Con Swift si possono sviluppare applicazioni per macOS e iOS, ma anche per i dispositivi indossabili e la Apple TV. Il codice Swift è sintetico ed espressivo, e risulta facile da leggere; la gestione automatica della memoria, inoltre, semplifica alcune scelte programmatiche e facilita la realizzazione di applicazioni performanti. D’altro canto, una certa “immaturità” del linguaggio ancora si riscontra con qualche instabilità e con una ridotta disponibilità di risorse “didattiche” rispetto ad altri linguaggi.
Anche qui, il discorso sull’adozione è molto semplice: Swift è pensato per le API Cocoa e Cocoa Touch.

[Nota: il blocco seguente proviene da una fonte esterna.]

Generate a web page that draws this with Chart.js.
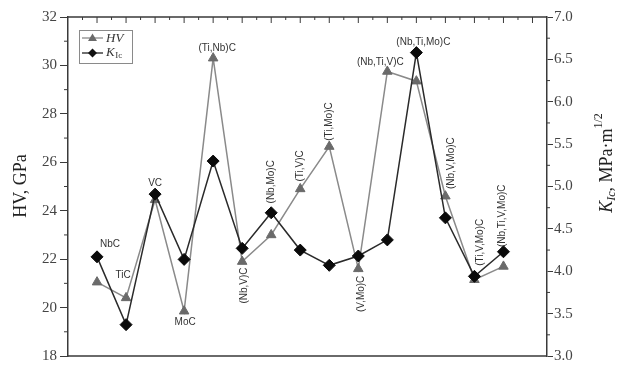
<!DOCTYPE html>
<html>
<head>
<meta charset="utf-8">
<script src="https://cdn.jsdelivr.net/npm/chart.js@4.4.0/dist/chart.umd.min.js"></script>
<style>
html, body { margin: 0; padding: 0; background: #fff; }
#wrap { position: relative; width: 632px; height: 374px; }
</style>
</head>
<body>
<div id="wrap"><canvas id="hvChart"></canvas></div>
<script>
const categories = ['NbC', 'TiC', 'VC', 'MoC', '(Ti,Nb)C', '(Nb,V)C', '(Nb,Mo)C', '(Ti,V)C',
    '(Ti,Mo)C', '(V,Mo)C', '(Nb,Ti,V)C', '(Nb,Ti,Mo)C', '(Nb,V,Mo)C', '(Ti,V,Mo)C', '(Nb,Ti,V,Mo)C'];
const hvValues = [21.05, 20.4, 24.45, 19.85, 30.3, 21.9, 23.0, 24.9, 26.65, 21.6, 29.75, 29.35, 24.6, 21.15, 21.7];
const kicValues = [4.17, 3.37, 4.91, 4.14, 5.30, 4.27, 4.69, 4.25, 4.07, 4.18, 4.37, 6.58, 4.63, 3.94, 4.23];
const hvRange = [18, 32];
const kicRange = [3.0, 7.0];

const axisColor = '#3a3a3a';
const serif = '"Liberation Serif", "DejaVu Serif", serif';
const sans = '"Liberation Sans", Arial, sans-serif';

// where each compound name sits relative to its point
const labelPlacement = [
    { on: 'k', dx: 13, dy: -13, rot: false },
    { on: 'hv', dx: -3, dy: -23, rot: false },
    { on: 'k', dx: 0, dy: -11, rot: false },
    { on: 'hv', dx: 1, dy: 11, rot: false },
    { on: 'hv', dx: 4, dy: -10, rot: false },
    { on: 'hv', dx: 2, dy: 24, rot: true },
    { on: 'k', dx: 0, dy: -31, rot: true },
    { on: 'hv', dx: 0, dy: -23, rot: true },
    { on: 'hv', dx: 0, dy: -25, rot: true },
    { on: 'hv', dx: 3, dy: 25, rot: true },
    { on: 'hv', dx: -7, dy: -9, rot: false },
    { on: 'k', dx: 7, dy: -10, rot: false },
    { on: 'hv', dx: 6, dy: -33, rot: true },
    { on: 'k', dx: 6, dy: -34, rot: true },
    { on: 'k', dx: -1, dy: -36, rot: true }
];

function drawRuns(ctx, runs, x, y, angle) {
    ctx.save();
    ctx.translate(x, y);
    ctx.rotate(angle);
    let total = 0;
    runs.forEach(r => { ctx.font = r.font; total += ctx.measureText(r.t).width; });
    let cx = -total / 2;
    ctx.textBaseline = 'middle';
    ctx.textAlign = 'left';
    runs.forEach(r => {
        ctx.font = r.font;
        ctx.fillStyle = r.color || '#222';
        ctx.fillText(r.t, cx, r.dy || 0);
        cx += ctx.measureText(r.t).width;
    });
    ctx.restore();
}

const framePlugin = {
    id: 'frame',
    beforeDatasetsDraw(chart) {
        const ctx = chart.ctx;
        const a = chart.chartArea;
        const xs = chart.scales.x, ys = chart.scales.y, ks = chart.scales.y1;
        ctx.save();
        ctx.strokeStyle = axisColor;
        ctx.lineWidth = 1.5;
        ctx.beginPath();
        ctx.moveTo(a.left, a.top); ctx.lineTo(a.right, a.top);
        ctx.moveTo(a.left, a.bottom); ctx.lineTo(a.right, a.bottom);
        ctx.stroke();
        ctx.lineWidth = 1;
        ctx.beginPath();
        // top ticks, pointing inward
        for (let v = -0.5; v <= 15.01; v += 0.5) {
            const px = xs.getPixelForValue(v);
            const len = Number.isInteger(v) ? 6 : 3;
            ctx.moveTo(px, a.top); ctx.lineTo(px, a.top + len);
        }
        // left minor ticks
        for (let v = hvRange[0] + 1; v < hvRange[1]; v += 2) {
            const py = ys.getPixelForValue(v);
            ctx.moveTo(a.left, py); ctx.lineTo(a.left - 4, py);
        }
        // right minor ticks
        for (let v = kicRange[0] + 0.25; v < kicRange[1]; v += 0.5) {
            const py = ks.getPixelForValue(v);
            ctx.moveTo(a.right, py); ctx.lineTo(a.right + 3, py);
        }
        ctx.stroke();

        // axis titles
        drawRuns(ctx, [{ t: 'HV, GPa', font: '18px ' + serif }], 21, 186, -Math.PI / 2);
        drawRuns(ctx, [
            { t: 'K', font: 'italic 18px ' + serif },
            { t: 'Ic', font: 'italic 12px ' + serif, dy: 5 },
            { t: ', MPa\u00b7m', font: '18px ' + serif },
            { t: '1/2', font: '12px ' + serif, dy: -8 }
        ], 607, 163, -Math.PI / 2);

        // legend box
        const lx = 79, ly = 30;
        ctx.strokeStyle = '#8a8a8a';
        ctx.lineWidth = 1;
        ctx.strokeRect(lx + 0.5, ly + 0.5, 53, 33);
        ctx.lineWidth = 1.3;
        ctx.strokeStyle = '#8a8a8a';
        ctx.beginPath(); ctx.moveTo(lx + 3, ly + 8); ctx.lineTo(lx + 24, ly + 8); ctx.stroke();
        ctx.fillStyle = '#6a6a6a';
        ctx.beginPath();
        ctx.moveTo(lx + 13.5, ly + 3.5); ctx.lineTo(lx + 18, ly + 11); ctx.lineTo(lx + 9, ly + 11);
        ctx.closePath(); ctx.fill();
        ctx.strokeStyle = '#222';
        ctx.beginPath(); ctx.moveTo(lx + 3, ly + 23); ctx.lineTo(lx + 24, ly + 23); ctx.stroke();
        ctx.fillStyle = '#111';
        ctx.beginPath();
        ctx.moveTo(lx + 13.5, ly + 18.5); ctx.lineTo(lx + 18, ly + 23); ctx.lineTo(lx + 13.5, ly + 27.5); ctx.lineTo(lx + 9, ly + 23);
        ctx.closePath(); ctx.fill();
        ctx.textBaseline = 'middle';
        ctx.fillStyle = '#333';
        ctx.font = 'italic 13px ' + serif;
        ctx.fillText('HV', lx + 27, ly + 8.5);
        ctx.fillText('K', lx + 27, ly + 23);
        const kw = ctx.measureText('K').width;
        ctx.font = '9px ' + serif;
        ctx.fillText('Ic', lx + 27 + kw + 0.5, ly + 26);
        ctx.restore();
    },
    afterDatasetsDraw(chart) {
        const ctx = chart.ctx;
        const hvMeta = chart.getDatasetMeta(1);
        const kMeta = chart.getDatasetMeta(0);
        ctx.save();
        categories.forEach((name, i) => {
            const p = labelPlacement[i];
            const pt = (p.on === 'k' ? kMeta : hvMeta).data[i];
            drawRuns(ctx, [{ t: name, font: '10px ' + sans, color: '#333' }],
                pt.x + p.dx, pt.y + p.dy, p.rot ? -Math.PI / 2 : 0);
        });
        ctx.restore();
    }
};

const ctx = document.getElementById('hvChart');
new Chart(ctx, {
    type: 'line',
    data: {
        datasets: [
            {
                label: 'KIc',
                yAxisID: 'y1',
                data: kicValues.map((v, i) => ({ x: i, y: v })),
                borderColor: '#2a2a2a',
                borderWidth: 1.5,
                pointStyle: 'rectRot',
                pointRadius: 6,
                pointBackgroundColor: '#0a0a0a',
                pointBorderColor: '#0a0a0a',
                pointBorderWidth: 1,
                tension: 0
            },
            {
                label: 'HV',
                yAxisID: 'y',
                data: hvValues.map((v, i) => ({ x: i, y: v })),
                borderColor: '#8a8a8a',
                borderWidth: 1.5,
                pointStyle: 'triangle',
                pointRadius: 5.5,
                pointBackgroundColor: '#6a6a6a',
                pointBorderColor: '#6a6a6a',
                pointBorderWidth: 1,
                tension: 0
            }
        ]
    },
    options: {
        responsive: true,
        maintainAspectRatio: false,
        animation: false,
        layout: { padding: { left: 0, right: 0, top: 17, bottom: 18 } },
        plugins: {
            legend: { display: false },
            tooltip: { enabled: false }
        },
        scales: {
            x: {
                type: 'linear',
                min: -1,
                max: 15.5,
                display: false
            },
            y: {
                position: 'left',
                min: hvRange[0],
                max: hvRange[1],
                ticks: {
                    stepSize: 2,
                    padding: 3,
                    color: '#444',
                    font: { family: serif, size: 15 }
                },
                grid: { drawOnChartArea: false, drawTicks: true, tickLength: 8, tickColor: axisColor, lineWidth: 1 },
                border: { display: true, color: axisColor, width: 1.5 },
                afterFit(scale) { scale.width = 68; }
            },
            y1: {
                position: 'right',
                min: kicRange[0],
                max: kicRange[1],
                ticks: {
                    stepSize: 0.5,
                    padding: 1,
                    color: '#444',
                    font: { family: serif, size: 15 },
                    callback: v => v.toFixed(1)
                },
                grid: { drawOnChartArea: false, drawTicks: true, tickLength: 6, tickColor: axisColor, lineWidth: 1 },
                border: { display: true, color: axisColor, width: 1.5 },
                afterFit(scale) { scale.width = 85; }
            }
        }
    },
    plugins: [framePlugin]
});
</script>
</body>
</html>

Se, come freelance, startup o software house più strutturata, si prevede di programmare estensivamente per i sistemi Apple, Swift è un investimento da fare sicuramente in termini di studio e di ambiente di sviluppo: la sua “verticalità” è ripagata dal fatto che, per quanto non il più grande in termini assoluti, il mercato delle applicazioni mobile Apple resta il più remunerativo e non si intravvede certo all’orizzonte un declino del mondo iOS. Se poi si conoscono altri linguaggi per lo sviluppo mobile e si intende ampliare il proprio “arsenale”, Swift potrebbe rappresentare una valida “estensione” alla propria cultura di sviluppatore.
Conclusioni
In un panorama in cui Java ancora mantiene — a ragione — un importante ruolo, si stanno affermando in questi ultimissimi anni alcuni linguaggi potenti e potenzialmente destinati a grandi fortune. Il caso di Kotlin è forse quello più eclatante: senza diventare inutilmente “collezionisti” di linguaggi, è bene però per gli sviluppatori mantenere un’attenzione a cosa si muove appena sotto la superficie e dedicare del tempo allo studio di quelle novità che sembrano aprire una nuova stagione nella storia della programmazione.